Reaktion in Israel "Wir haben die Rechnung mit Sinwar beglichen"
Feiernde Menschen in den Straßen, neue Hoffnung für die Geisel-Angehörigen - Israel hat erleichtert auf den Tod des Hamas-Anführer Sinwar reagiert. Doch dass sich dadurch am Krieg etwas ändern wird, ist unwahrscheinlich.
Israels oberster Militär, Generalstabschef Herzi Halevi steht im Gazastreifen inmitten einer Trümmerwüste und spricht mit seinen Soldaten. Er hat eine kurze Botschaft an sie: "Wir haben die Rechnung mit Jihia Sinwar beglichen. Mit dem Mann, der für den 7. Oktober verantwortlich war."
Eher zufällig von Drohne entdeckt
Wie die Armee inzwischen bekannt gab, soll Sinwar in Rafah im Süden Gazas, eher zufällig von einer Drohne entdeckt worden sein, zusammen mit zwei weiteren Terroristen. Nachdem das Gebäude, in dem er sich verschanzt hatte, von schwerem Panzerfeuer getroffen wurde, entdeckten israelische Soldaten seine Leiche.
Die Todesumstände Sinwars - für Israels Premier Benjamin Netanyahu eine Gelegenheit, sich direkt an die Bewohner des Gazastreifens zu wenden: "Sinwar hat euer Leben ruiniert. Er sagte euch, er sei ein Löwe, aber in Wirklichkeit versteckte er sich in einer dunklen Höhle - und er wurde getötet, als er in Panik vor unseren Soldaten floh. Seine Eliminierung ist ein wichtiger Meilenstein im Niedergang der Schreckensherrschaft der Hamas. Klar ist: Die Hamas wird Gaza nicht mehr regieren."
Viele Palästinenser sehen ihn als Märtyrer
Dass Israels Premier bei den Menschen in Gaza damit Gehör findet - nach einem Jahr Krieg, mit einem weitgehend zerstörten Gazastreifen und mehr als 40.000 Toten -, ist eher unwahrscheinlich.

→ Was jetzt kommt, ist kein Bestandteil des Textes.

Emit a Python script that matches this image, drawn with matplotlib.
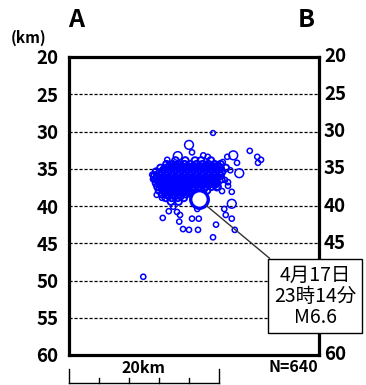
import matplotlib
matplotlib.use('Agg')
import matplotlib.pyplot as plt

plt.rcParams['font.family'] = ['Noto Sans CJK JP', 'DejaVu Sans']

# depth ticks (km)
depth_ticks = [20, 25, 30, 35, 40, 45, 50, 55, 60]
grid_depths = [25, 30, 35, 40, 45, 50, 55]
right_ticks = [20, 25, 30, 35, 40, 45, 60]   # 50 and 55 sit behind the label box

# dense core of the aftershock cloud: (depth, list of distances along A-B in km)
core_rows = [
    (33.9, [14.2, 15.5, 16.8, 17.6, 18.9]),
    (34.4, [13.0, 13.8, 14.6, 15.4, 16.2, 17.0, 17.8, 18.6, 19.4, 20.2]),
    (34.9, [12.2, 13.0, 13.8, 14.6, 15.4, 16.2, 17.0, 17.8, 18.6, 19.4, 20.2, 20.9]),
    (35.4, [11.6, 12.4, 13.2, 14.0, 14.8, 15.6, 16.4, 17.2, 18.0, 18.8, 19.6, 20.4]),
    (35.9, [11.4, 12.2, 13.0, 13.8, 14.6, 15.4, 16.2, 17.0, 17.8, 18.6, 19.4, 20.2]),
    (36.4, [11.5, 12.3, 13.1, 13.9, 14.7, 15.5, 16.3, 17.1, 17.9, 18.7, 19.5, 20.3]),
    (36.9, [11.6, 12.4, 13.2, 14.0, 14.8, 15.6, 16.4, 17.2, 18.0, 18.8, 19.6]),
    (37.4, [11.8, 12.6, 13.4, 14.2, 15.0, 15.8, 16.6, 17.4, 18.2, 19.0, 19.8]),
    (37.9, [12.0, 12.8, 13.6, 14.4, 15.2, 16.0, 16.8, 17.6, 18.4]),
    (38.4, [12.4, 13.2, 14.0, 14.8, 15.6, 16.4]),
    (38.9, [12.9, 13.7, 14.5, 15.3]),
    (39.4, [13.6, 14.6]),
]
# second, offset layer that fills the gaps in the core
core_fill = [
    (34.65, [13.4, 14.2, 15.0, 15.8, 16.6, 17.4, 18.2, 19.0, 19.8]),
    (35.15, [12.6, 13.4, 14.2, 15.0, 15.8, 16.6, 17.4, 18.2, 19.0, 19.8]),
    (35.65, [12.0, 12.8, 13.6, 14.4, 15.2, 16.0, 16.8, 17.6, 18.4, 19.2, 20.0]),
    (36.15, [11.8, 12.6, 13.4, 14.2, 15.0, 15.8, 16.6, 17.4, 18.2, 19.0, 19.8]),
    (36.65, [12.0, 12.8, 13.6, 14.4, 15.2, 16.0, 16.8, 17.6, 18.4, 19.2]),
    (37.15, [12.2, 13.0, 13.8, 14.6, 15.4, 16.2, 17.0, 17.8, 18.6, 19.4]),
    (37.65, [12.4, 13.2, 14.0, 14.8, 15.6, 16.4, 17.2, 18.0]),
    (38.15, [12.8, 13.6, 14.4, 15.2, 16.0]),
    (38.65, [13.3, 14.1, 14.9]),
]

# scattered events around the core
out_x = [19.2, 16.0, 16.4, 14.5, 13.1, 21.9, 24.1, 25.1, 25.6, 25.2, 22.4, 21.1,
         20.5, 17.9, 18.5, 21.5, 22.7, 20.8, 21.2, 19.7, 20.4, 21.7, 21.2, 21.7,
         20.7, 20.9, 21.7, 22.1, 19.6, 19.2, 17.3, 16.4, 14.7, 12.5, 15.2, 16.0,
         17.2, 13.9, 13.3, 14.4, 17.1, 11.1, 11.2, 11.7, 12.4, 19.5, 19.9, 9.9,
         14.8]
out_depth = [30.2, 31.8, 32.8, 33.3, 33.8, 33.2, 32.6, 33.4, 33.8, 34.2, 34.2, 33.4,
             34.1, 33.2, 33.4, 35.2, 35.6, 36.5, 36.8, 37.6, 38.0, 38.1, 37.3, 39.7,
             40.4, 41.2, 41.7, 43.2, 42.5, 44.2, 41.7, 41.7, 42.1, 41.6, 43.1, 43.2,
             43.2, 40.1, 40.7, 40.8, 40.4, 35.8, 36.4, 38.5, 38.9, 35.8, 36.9, 49.5,
             41.2]
out_size = [12, 40, 14, 40, 14, 40, 14, 14, 14, 14, 14, 14,
            14, 14, 14, 14, 40, 14, 14, 14, 14, 14, 14, 40,
            14, 14, 14, 14, 14, 14, 14, 14, 14, 14, 14, 14,
            14, 14, 14, 14, 14, 14, 14, 14, 14, 14, 14, 14,
            14]

# mainshock
main_x = 17.3
main_depth = 39.1
main_label = '4月17日\n23時14分\nM6.6'
n_label = 'N=640'

fig = plt.figure(figsize=(3.66, 3.85), dpi=100)
ax = fig.add_axes([69 / 366, 30 / 385, 250 / 366, 298 / 385])

for d in grid_depths:
    ax.axhline(d, color='black', lw=0.9, ls=(0, (2.5, 1.5)), zorder=1)

core_x = [x for d, xs in core_rows + core_fill for x in xs]
core_d = [d for d, xs in core_rows + core_fill for x in xs]
ax.scatter(core_x, core_d, s=24, facecolors='none', edgecolors='#0000ff',
           linewidths=1.4, zorder=3)
ax.scatter(out_x, out_depth, s=out_size, facecolors='none', edgecolors='#0000ff',
           linewidths=1.1, zorder=3)
ax.scatter([main_x], [main_depth], s=160, facecolors='white', edgecolors='#0000ff',
           linewidths=2.4, zorder=4)

ax.annotate(main_label, xy=(main_x, main_depth), xytext=(32.8, 52.1),
            ha='center', va='center', fontsize=14, linespacing=1.0,
            annotation_clip=False, zorder=10,
            bbox=dict(boxstyle='square,pad=0.3', fc='white', ec='black', lw=1.0),
            arrowprops=dict(arrowstyle='-', color='#333333', lw=1.0,
                            shrinkA=0, shrinkB=7))

ax.set_xlim(0, 33.33)
ax.set_ylim(60, 20)
ax.set_xticks([])
ax.set_yticks(depth_ticks)
ax.tick_params(axis='y', left=False, right=False, labelleft=True, labelright=False,
               labelsize=13.5, pad=4)
for lab in ax.get_yticklabels():
    lab.set_fontweight('bold')
for d in right_ticks:
    ax.text(34.0, d, str(d), ha='left', va='center', fontsize=13.5,
            fontweight='bold', clip_on=False)
for sp in ax.spines.values():
    sp.set_linewidth(2.3)

# scale bar below the section
ax.plot([0, 20], [63.8, 63.8], color='black', lw=1.0, clip_on=False)
for xk in [0, 20]:
    ax.plot([xk, xk], [61.9, 63.8], color='black', lw=1.0, clip_on=False)
for xk in [4, 8, 12, 16]:
    ax.plot([xk, xk], [63.1, 63.8], color='black', lw=1.0, clip_on=False)
ax.text(9.9, 61.7, '20km', ha='center', va='center', fontsize=11.5, fontweight='bold')
ax.text(33.2, 61.6, n_label, ha='right', va='center', fontsize=11.5, fontweight='bold')

fig.text(76 / 366, 1 - 20 / 385, 'A', ha='center', va='center', fontsize=18, fontweight='bold')
fig.text(306 / 366, 1 - 20 / 385, 'B', ha='center', va='center', fontsize=18, fontweight='bold')
fig.text(29 / 366, 1 - 38 / 385, '(km)', ha='center', va='center', fontsize=11, fontweight='bold')

fig.savefig('out.png', dpi=100)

Für viele wie den 65-jährigen Ziyad Baghdad aus Chan Yunis war Sinwar ein Held im Kampf gegen den Feind: "Wenn er wirklich tot ist, bedeutet das eine große Ehre für diesen großen Anführer. Wenn die Israelis den Wunsch hätten, mit dem Krieg aufzuhören, wäre das vielleicht eine Grundlage, aber wenn sie mehr Grausamkeiten anrichten wollen, wird sie das nicht abhalten. Sie können das als Bild des Sieges betrachten, aber für uns Muslime ist der Märtyrertod ein Sieg."
Geiseln als menschliche Schutzschilde
Sinwar war der meistgesuchte Mann im Gazastreifen. Über Monate soll er sich in dem weitverzweigten Tunnelsystem versteckt haben. Um nicht gefasst zu werden, vermied er es, mit Mobiltelefonen zu kommunizieren.
Boten überbrachten seine Nachrichten, etwa zu den Geiselverhandlungen. Er soll sich meist mit Geiseln als menschliche Schutzschilde umgeben haben. Bei seiner Tötung waren jedoch keine Geiseln bei ihm.
Neue Hoffnung für Geisel-Angehörige
In Israel stieß die Nachricht von Sinwars Tod auf Genugtuung. In vielen Städten versammelten sich die Menschen, sie jubelten von ihren Balkonen. Neue Hoffnung schöpfen auch die Angehörigen der Geiseln. Etwa Einav Zangauker, deren Sohn Matan immer noch in der Hand der Hamas ist.
"Gerade heute, wo das Land aufatmet, ist es wichtig, daran zu erinnern, dass die Rückkehr der Geiseln ein Kriegsziel ist. Es wird keinen vollständigen Sieg geben, wenn wir nicht ihre Leben retten und sie alle zurückbringen. Wenn Netanyahu diese Dynamik nicht ausnutzt und jetzt nicht eine neue Initiative ergreift, selbst um den Preis der Beendigung des Krieges, bedeutet das, dass er sich entschieden hat, meinen Matan und die anderen Entführten im Stich zu lassen."
Gesamte Führung der Hamas eliminiert
Dass der Tod Sinwars den Kurs der Regierung im Gazastreifen ändert - auch das ist unwahrscheinlich. Zuletzt wurden die Kämpfe gerade im Nordteil des Küstenstreifens wieder intensiver, noch ist die Hamas nicht besiegt.
Unklar ist auch, wie nun die Hamas reagieren wird. Sinwar galt als unangefochtener Führer der Terrororganisation, als Symbolfigur des Widerstandes. Mit ihm wurde nun die gesamte Führung der Hamas eliminiert. Wer nun seine Stelle einnimmt, ist vorerst nicht bekannt.